In a conventional automatic trans, moving the shifter from 'D' to 'N' does not uncouple the motive force (reverse hydraulic pressure), from the front axles to the output side of the trans-axle. (that's why towing wheels on the ground, over a certain speed is not recommended in your owner's manual).

When you shift back into 'D' from 'N' at the bottom of the hill, there's a unscheduled 'surge' of pressure thru the valve body to the torque converter lock-up clutch and the intermediate servo(s) thru the solenoids that control the automatic gear shifts. Simply put, the trans has no idea what gear it's in and has to 'hunt' for what is the proper gear to be in. It happens in seconds, but in that time the transmission & valve body are shuddering, increasing wear, big time.

When coasting down hill, the torque converter clutch will sometimes unlock, allowing the engine to return to near idle (in some cases signalling a 'fuel cut' thru the ECM), while keeping the trans in the correct gear & keeping fluid going the correct way thru the valve body & shifting solenoids within the valve body.

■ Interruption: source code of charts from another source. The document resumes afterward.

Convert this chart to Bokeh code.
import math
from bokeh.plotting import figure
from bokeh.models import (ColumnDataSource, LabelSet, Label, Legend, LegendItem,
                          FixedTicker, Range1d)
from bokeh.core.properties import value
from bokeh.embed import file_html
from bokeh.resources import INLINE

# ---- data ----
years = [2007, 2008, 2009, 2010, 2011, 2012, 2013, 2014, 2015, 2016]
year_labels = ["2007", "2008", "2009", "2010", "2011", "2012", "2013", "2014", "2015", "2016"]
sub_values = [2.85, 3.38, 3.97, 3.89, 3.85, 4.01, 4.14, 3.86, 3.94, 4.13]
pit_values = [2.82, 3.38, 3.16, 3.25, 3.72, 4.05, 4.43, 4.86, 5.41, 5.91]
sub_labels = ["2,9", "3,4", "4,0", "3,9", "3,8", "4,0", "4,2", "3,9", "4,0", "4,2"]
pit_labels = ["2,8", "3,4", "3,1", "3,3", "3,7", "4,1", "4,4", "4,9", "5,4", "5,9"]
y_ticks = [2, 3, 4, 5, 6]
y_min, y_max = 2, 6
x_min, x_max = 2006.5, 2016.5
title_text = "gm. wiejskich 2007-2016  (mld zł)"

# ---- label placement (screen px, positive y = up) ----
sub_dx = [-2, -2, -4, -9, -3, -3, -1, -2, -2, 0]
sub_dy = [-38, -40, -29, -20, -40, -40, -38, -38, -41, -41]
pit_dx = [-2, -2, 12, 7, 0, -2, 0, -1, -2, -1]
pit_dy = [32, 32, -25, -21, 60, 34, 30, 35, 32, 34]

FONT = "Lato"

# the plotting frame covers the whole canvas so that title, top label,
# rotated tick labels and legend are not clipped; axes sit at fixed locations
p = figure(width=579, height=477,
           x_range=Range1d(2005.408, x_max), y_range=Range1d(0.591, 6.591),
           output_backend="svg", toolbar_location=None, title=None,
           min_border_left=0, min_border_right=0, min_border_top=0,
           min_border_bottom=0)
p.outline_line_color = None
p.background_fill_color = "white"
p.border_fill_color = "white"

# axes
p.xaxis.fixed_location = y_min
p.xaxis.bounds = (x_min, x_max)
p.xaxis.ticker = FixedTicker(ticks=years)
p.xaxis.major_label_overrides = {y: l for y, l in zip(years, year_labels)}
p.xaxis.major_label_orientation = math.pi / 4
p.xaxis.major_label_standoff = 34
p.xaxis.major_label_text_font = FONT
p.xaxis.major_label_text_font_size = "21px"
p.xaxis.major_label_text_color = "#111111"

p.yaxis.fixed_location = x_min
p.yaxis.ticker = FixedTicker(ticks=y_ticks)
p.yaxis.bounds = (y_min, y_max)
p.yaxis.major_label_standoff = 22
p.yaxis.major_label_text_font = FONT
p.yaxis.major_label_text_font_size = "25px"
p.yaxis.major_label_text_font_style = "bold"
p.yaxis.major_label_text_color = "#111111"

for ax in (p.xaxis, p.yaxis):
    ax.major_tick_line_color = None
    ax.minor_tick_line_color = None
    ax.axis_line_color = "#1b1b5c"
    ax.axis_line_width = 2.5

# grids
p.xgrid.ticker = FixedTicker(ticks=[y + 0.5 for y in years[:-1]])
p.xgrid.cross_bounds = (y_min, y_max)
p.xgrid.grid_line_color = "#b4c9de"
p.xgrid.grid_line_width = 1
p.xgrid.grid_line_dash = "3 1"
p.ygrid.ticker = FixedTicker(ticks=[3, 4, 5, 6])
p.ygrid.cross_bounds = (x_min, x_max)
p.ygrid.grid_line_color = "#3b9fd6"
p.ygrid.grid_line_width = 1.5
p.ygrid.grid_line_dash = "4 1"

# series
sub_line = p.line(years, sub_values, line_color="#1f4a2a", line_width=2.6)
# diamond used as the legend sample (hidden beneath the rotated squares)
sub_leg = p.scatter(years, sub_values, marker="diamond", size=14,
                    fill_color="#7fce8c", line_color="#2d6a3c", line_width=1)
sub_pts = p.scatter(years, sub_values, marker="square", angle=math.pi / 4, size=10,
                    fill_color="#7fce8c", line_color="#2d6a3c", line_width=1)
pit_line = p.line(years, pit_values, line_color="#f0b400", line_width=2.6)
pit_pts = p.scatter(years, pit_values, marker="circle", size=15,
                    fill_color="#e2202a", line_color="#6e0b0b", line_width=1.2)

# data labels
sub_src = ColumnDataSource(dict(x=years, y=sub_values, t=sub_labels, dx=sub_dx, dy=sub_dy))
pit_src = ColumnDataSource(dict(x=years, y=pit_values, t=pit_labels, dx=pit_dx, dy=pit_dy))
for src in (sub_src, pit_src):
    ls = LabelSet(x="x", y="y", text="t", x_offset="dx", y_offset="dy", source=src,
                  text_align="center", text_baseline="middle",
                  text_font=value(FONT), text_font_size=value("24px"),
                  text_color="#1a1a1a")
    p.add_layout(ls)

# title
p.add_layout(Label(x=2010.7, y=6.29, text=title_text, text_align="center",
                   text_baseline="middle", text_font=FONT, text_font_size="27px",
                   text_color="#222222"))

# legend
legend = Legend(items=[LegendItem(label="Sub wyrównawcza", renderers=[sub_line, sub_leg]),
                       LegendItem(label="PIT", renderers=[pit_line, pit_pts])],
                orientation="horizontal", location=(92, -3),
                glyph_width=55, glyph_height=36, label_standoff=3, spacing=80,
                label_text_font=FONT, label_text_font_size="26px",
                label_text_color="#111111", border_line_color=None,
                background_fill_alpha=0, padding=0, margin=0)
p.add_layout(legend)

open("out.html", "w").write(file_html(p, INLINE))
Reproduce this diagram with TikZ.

TCM programming (under OBD-II), has remained almost unchanged for the last 30 years when 'coast-down' conditions are encountered.

Just put it in 'D', and unless in low-speed hills or ice conditions when selecting a specific gear ratio for safety or control, just let the trans live up to it's 'automatic' designation. You'll actually be dollars further ahead by changing the trans fluid as recommended under the 'severe' maintenance schedule.